What is being asked: Wherever the word "code" appears in a line, copy that line.

◇ ◇ ◇

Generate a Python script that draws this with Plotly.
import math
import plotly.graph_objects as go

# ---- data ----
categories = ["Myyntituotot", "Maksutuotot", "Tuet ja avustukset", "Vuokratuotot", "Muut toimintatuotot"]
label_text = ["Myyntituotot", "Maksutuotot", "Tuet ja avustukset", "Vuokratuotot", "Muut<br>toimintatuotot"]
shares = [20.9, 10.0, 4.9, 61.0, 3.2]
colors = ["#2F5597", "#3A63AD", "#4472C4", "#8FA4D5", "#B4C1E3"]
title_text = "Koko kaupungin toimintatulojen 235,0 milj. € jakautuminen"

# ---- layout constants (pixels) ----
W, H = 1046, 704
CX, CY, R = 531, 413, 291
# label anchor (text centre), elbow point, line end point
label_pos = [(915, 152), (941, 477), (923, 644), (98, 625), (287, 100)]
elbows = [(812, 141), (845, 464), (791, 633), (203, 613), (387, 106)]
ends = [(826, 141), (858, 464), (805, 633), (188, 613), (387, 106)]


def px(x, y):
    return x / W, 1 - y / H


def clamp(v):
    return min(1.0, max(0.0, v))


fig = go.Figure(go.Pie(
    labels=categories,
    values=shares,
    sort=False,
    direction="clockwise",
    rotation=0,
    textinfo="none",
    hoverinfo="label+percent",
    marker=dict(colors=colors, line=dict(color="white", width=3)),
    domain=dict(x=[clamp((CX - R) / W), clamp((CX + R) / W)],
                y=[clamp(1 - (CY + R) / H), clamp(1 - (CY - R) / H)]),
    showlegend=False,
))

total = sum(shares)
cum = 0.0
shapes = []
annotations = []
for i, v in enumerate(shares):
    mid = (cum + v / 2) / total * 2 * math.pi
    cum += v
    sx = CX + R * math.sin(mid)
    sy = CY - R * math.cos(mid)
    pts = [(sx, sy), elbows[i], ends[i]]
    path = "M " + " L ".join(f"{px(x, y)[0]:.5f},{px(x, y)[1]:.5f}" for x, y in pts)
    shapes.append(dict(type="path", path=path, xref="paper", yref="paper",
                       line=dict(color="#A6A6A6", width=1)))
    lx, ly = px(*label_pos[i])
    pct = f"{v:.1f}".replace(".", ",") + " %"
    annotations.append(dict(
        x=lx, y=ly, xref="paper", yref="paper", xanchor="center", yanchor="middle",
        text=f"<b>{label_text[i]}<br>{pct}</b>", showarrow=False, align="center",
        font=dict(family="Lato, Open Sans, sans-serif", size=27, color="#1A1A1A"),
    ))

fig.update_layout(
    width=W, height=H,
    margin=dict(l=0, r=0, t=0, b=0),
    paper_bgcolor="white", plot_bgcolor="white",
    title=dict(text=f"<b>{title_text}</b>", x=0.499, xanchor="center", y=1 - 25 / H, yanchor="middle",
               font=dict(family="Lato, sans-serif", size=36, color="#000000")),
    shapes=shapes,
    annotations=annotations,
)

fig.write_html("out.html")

◇ ◇ ◇

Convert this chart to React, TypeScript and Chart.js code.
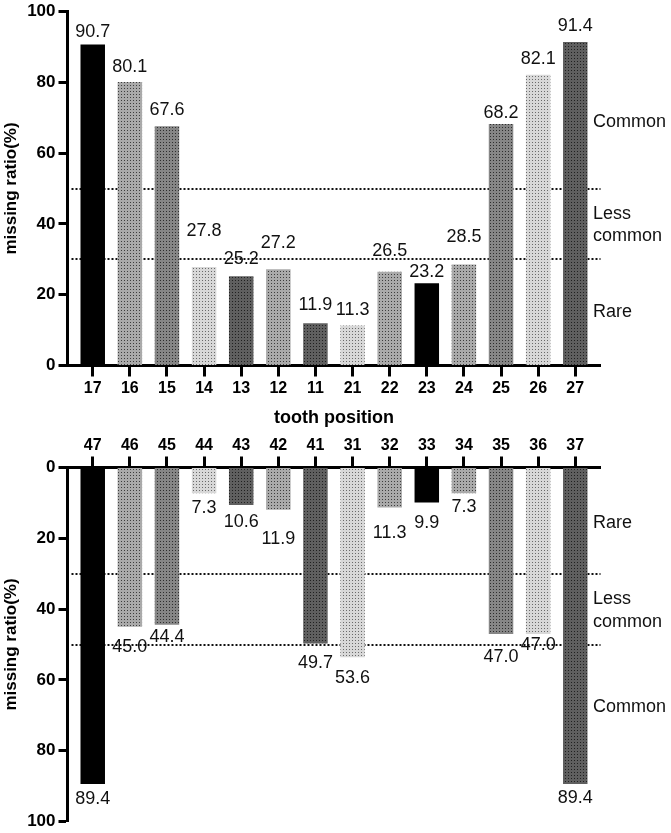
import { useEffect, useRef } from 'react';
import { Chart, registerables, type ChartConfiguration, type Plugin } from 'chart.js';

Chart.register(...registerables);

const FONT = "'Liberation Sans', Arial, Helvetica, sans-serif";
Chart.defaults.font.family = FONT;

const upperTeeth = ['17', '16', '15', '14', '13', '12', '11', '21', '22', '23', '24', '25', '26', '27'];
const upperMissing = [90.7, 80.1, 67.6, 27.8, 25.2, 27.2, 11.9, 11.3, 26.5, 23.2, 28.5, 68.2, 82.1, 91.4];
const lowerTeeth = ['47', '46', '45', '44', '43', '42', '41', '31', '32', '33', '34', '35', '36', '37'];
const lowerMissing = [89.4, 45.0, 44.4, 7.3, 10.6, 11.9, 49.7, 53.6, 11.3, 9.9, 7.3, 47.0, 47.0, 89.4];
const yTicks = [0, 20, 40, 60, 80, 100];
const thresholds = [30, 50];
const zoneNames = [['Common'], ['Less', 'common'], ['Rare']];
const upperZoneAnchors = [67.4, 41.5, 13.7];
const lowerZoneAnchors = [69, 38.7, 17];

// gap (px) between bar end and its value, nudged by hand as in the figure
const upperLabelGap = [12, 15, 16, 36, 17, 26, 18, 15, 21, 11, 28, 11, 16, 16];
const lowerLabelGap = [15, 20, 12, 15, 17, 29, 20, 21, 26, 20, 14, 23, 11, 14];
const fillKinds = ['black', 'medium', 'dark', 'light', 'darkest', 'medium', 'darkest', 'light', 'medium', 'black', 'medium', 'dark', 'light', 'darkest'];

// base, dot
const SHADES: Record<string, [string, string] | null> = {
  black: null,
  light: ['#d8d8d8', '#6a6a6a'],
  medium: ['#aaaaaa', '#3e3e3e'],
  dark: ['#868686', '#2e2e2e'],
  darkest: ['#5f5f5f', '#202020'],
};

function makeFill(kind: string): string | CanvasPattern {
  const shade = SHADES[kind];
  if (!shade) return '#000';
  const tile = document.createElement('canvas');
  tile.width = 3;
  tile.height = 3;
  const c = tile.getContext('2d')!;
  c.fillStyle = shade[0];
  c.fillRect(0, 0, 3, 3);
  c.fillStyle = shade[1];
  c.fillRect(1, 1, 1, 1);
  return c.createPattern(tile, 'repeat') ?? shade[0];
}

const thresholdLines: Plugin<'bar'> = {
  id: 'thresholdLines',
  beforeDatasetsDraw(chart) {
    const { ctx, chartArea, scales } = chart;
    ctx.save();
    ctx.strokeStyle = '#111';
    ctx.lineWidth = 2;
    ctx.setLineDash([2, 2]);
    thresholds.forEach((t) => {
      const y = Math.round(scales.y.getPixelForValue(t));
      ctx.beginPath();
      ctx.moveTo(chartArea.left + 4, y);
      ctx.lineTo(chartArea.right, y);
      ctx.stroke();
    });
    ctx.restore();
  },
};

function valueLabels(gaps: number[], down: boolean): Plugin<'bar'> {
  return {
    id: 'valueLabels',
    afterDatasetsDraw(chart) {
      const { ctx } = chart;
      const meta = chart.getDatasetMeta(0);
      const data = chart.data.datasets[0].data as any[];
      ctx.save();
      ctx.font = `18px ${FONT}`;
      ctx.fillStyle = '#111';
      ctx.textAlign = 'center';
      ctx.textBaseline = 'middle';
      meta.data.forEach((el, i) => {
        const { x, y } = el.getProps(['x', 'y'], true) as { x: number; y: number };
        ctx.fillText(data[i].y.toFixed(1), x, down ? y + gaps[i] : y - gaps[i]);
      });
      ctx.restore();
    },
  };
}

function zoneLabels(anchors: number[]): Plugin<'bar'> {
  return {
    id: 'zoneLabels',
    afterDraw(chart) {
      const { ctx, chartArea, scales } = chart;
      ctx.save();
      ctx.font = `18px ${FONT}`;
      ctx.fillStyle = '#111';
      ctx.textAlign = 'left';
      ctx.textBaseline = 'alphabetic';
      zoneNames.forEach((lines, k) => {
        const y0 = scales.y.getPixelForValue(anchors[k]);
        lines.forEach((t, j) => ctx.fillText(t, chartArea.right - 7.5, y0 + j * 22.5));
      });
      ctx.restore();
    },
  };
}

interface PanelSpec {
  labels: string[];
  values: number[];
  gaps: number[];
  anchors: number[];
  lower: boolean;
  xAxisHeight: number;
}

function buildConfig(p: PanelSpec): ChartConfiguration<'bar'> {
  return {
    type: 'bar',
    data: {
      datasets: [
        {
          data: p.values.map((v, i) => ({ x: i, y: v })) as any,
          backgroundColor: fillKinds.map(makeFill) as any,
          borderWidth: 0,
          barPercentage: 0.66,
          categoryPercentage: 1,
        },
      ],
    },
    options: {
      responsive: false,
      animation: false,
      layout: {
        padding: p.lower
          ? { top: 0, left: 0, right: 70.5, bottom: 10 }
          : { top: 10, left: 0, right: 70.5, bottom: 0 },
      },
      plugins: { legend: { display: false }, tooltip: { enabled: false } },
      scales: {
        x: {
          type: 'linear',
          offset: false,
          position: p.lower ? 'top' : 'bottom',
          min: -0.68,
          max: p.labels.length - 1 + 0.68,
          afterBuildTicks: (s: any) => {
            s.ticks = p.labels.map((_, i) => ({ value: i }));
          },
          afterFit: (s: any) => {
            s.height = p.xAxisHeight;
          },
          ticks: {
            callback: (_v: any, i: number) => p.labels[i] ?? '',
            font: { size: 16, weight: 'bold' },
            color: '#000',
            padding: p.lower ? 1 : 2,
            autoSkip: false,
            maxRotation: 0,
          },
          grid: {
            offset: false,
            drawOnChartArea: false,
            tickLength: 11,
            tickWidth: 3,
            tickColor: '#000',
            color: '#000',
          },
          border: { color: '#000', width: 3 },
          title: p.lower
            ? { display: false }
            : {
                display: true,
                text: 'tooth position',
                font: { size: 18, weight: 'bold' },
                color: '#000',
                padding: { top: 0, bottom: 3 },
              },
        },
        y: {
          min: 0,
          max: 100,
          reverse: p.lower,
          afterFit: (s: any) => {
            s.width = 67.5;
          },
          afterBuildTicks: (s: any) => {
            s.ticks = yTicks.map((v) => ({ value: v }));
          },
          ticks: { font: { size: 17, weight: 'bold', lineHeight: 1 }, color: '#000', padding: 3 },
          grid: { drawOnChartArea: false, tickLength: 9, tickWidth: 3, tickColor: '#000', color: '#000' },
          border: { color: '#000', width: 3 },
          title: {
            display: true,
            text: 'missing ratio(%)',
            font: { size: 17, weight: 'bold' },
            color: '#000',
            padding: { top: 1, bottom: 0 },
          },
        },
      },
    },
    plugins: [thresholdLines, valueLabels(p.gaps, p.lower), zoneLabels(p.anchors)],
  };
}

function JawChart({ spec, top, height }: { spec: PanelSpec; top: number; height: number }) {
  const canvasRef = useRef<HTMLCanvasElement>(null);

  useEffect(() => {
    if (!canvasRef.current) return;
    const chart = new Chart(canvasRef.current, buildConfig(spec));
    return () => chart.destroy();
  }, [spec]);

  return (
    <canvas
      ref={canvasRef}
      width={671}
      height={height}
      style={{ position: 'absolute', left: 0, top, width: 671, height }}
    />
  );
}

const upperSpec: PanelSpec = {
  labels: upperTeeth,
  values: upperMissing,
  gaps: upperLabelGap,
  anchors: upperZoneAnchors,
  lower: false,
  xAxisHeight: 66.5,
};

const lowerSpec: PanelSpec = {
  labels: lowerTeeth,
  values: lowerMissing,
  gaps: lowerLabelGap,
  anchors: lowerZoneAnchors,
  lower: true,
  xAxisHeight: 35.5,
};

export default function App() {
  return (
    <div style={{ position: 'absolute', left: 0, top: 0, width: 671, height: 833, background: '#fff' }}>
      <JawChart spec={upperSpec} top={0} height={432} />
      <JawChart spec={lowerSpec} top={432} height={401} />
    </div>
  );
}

◇ ◇ ◇

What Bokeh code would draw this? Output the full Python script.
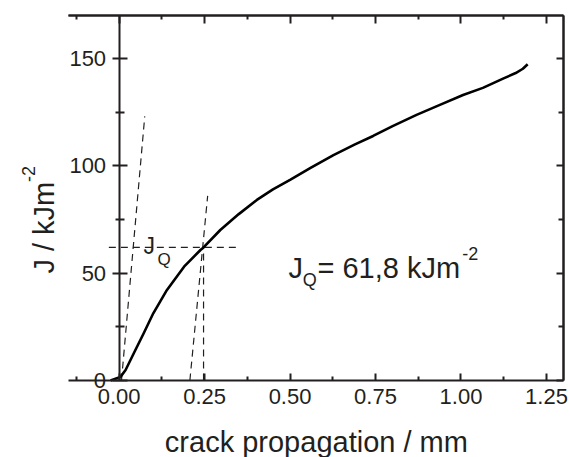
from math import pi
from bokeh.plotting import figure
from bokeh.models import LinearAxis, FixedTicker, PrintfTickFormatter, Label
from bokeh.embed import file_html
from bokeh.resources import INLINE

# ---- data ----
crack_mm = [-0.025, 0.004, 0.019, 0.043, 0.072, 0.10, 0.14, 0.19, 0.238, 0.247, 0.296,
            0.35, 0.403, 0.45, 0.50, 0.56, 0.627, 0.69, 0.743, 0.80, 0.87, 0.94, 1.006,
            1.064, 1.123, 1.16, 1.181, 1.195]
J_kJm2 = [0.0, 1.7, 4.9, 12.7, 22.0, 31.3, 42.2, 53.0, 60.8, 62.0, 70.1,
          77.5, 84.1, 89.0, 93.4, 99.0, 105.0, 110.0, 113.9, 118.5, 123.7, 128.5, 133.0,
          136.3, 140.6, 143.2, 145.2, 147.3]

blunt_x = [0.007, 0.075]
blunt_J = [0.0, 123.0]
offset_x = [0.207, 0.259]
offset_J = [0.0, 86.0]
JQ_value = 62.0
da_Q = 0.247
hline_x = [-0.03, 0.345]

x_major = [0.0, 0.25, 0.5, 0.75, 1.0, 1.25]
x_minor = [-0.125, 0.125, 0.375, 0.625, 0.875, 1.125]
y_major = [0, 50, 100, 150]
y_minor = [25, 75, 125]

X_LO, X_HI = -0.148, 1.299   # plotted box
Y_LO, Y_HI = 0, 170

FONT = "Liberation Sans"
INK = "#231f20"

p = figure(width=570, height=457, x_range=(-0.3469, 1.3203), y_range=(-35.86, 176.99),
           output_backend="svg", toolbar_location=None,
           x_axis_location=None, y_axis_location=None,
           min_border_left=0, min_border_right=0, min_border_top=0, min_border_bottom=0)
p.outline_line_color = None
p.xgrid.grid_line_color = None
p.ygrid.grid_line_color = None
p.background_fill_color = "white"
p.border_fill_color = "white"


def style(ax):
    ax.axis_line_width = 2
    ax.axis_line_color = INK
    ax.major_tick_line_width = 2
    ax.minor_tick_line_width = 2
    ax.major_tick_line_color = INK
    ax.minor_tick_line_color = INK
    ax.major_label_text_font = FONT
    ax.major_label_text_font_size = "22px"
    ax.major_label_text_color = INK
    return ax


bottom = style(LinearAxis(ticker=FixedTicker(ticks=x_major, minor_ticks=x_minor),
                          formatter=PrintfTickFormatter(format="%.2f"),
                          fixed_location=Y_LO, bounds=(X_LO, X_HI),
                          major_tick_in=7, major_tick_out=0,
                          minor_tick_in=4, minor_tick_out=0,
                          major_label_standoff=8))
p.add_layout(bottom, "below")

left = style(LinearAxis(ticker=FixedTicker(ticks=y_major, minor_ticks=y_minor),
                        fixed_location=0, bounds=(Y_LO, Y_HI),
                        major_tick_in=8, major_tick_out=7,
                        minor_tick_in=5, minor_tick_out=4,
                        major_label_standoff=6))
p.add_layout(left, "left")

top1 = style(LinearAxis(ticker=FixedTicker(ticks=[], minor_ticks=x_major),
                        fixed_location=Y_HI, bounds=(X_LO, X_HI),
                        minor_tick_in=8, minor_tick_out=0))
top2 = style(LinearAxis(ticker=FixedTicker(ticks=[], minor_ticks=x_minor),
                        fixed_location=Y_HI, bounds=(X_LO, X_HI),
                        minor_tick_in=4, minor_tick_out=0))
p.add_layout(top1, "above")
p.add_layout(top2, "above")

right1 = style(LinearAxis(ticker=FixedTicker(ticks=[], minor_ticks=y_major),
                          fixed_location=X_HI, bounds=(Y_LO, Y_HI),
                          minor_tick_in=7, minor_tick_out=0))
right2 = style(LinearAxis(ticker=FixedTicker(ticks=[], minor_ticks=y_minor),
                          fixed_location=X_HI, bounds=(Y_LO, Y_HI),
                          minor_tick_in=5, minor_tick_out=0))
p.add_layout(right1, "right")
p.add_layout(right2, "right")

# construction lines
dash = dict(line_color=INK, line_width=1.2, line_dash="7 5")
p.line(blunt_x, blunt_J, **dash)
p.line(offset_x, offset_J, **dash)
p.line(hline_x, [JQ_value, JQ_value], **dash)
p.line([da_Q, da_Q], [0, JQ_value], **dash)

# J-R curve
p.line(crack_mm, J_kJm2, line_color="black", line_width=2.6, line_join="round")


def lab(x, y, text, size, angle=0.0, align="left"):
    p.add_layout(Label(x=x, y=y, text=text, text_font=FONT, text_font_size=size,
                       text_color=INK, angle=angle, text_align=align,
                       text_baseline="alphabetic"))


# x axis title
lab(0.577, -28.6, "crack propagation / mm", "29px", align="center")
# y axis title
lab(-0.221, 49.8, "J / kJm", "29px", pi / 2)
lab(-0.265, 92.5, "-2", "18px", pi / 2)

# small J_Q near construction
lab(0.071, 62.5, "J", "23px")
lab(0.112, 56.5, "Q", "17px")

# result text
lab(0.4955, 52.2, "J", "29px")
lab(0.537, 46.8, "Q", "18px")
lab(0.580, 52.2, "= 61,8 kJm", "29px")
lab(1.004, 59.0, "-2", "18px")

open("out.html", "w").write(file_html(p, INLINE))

◇ ◇ ◇

Output of the task:
Convert this chart to React, TypeScript and Chart.js code.
What Bokeh code would draw this? Output the full Python script.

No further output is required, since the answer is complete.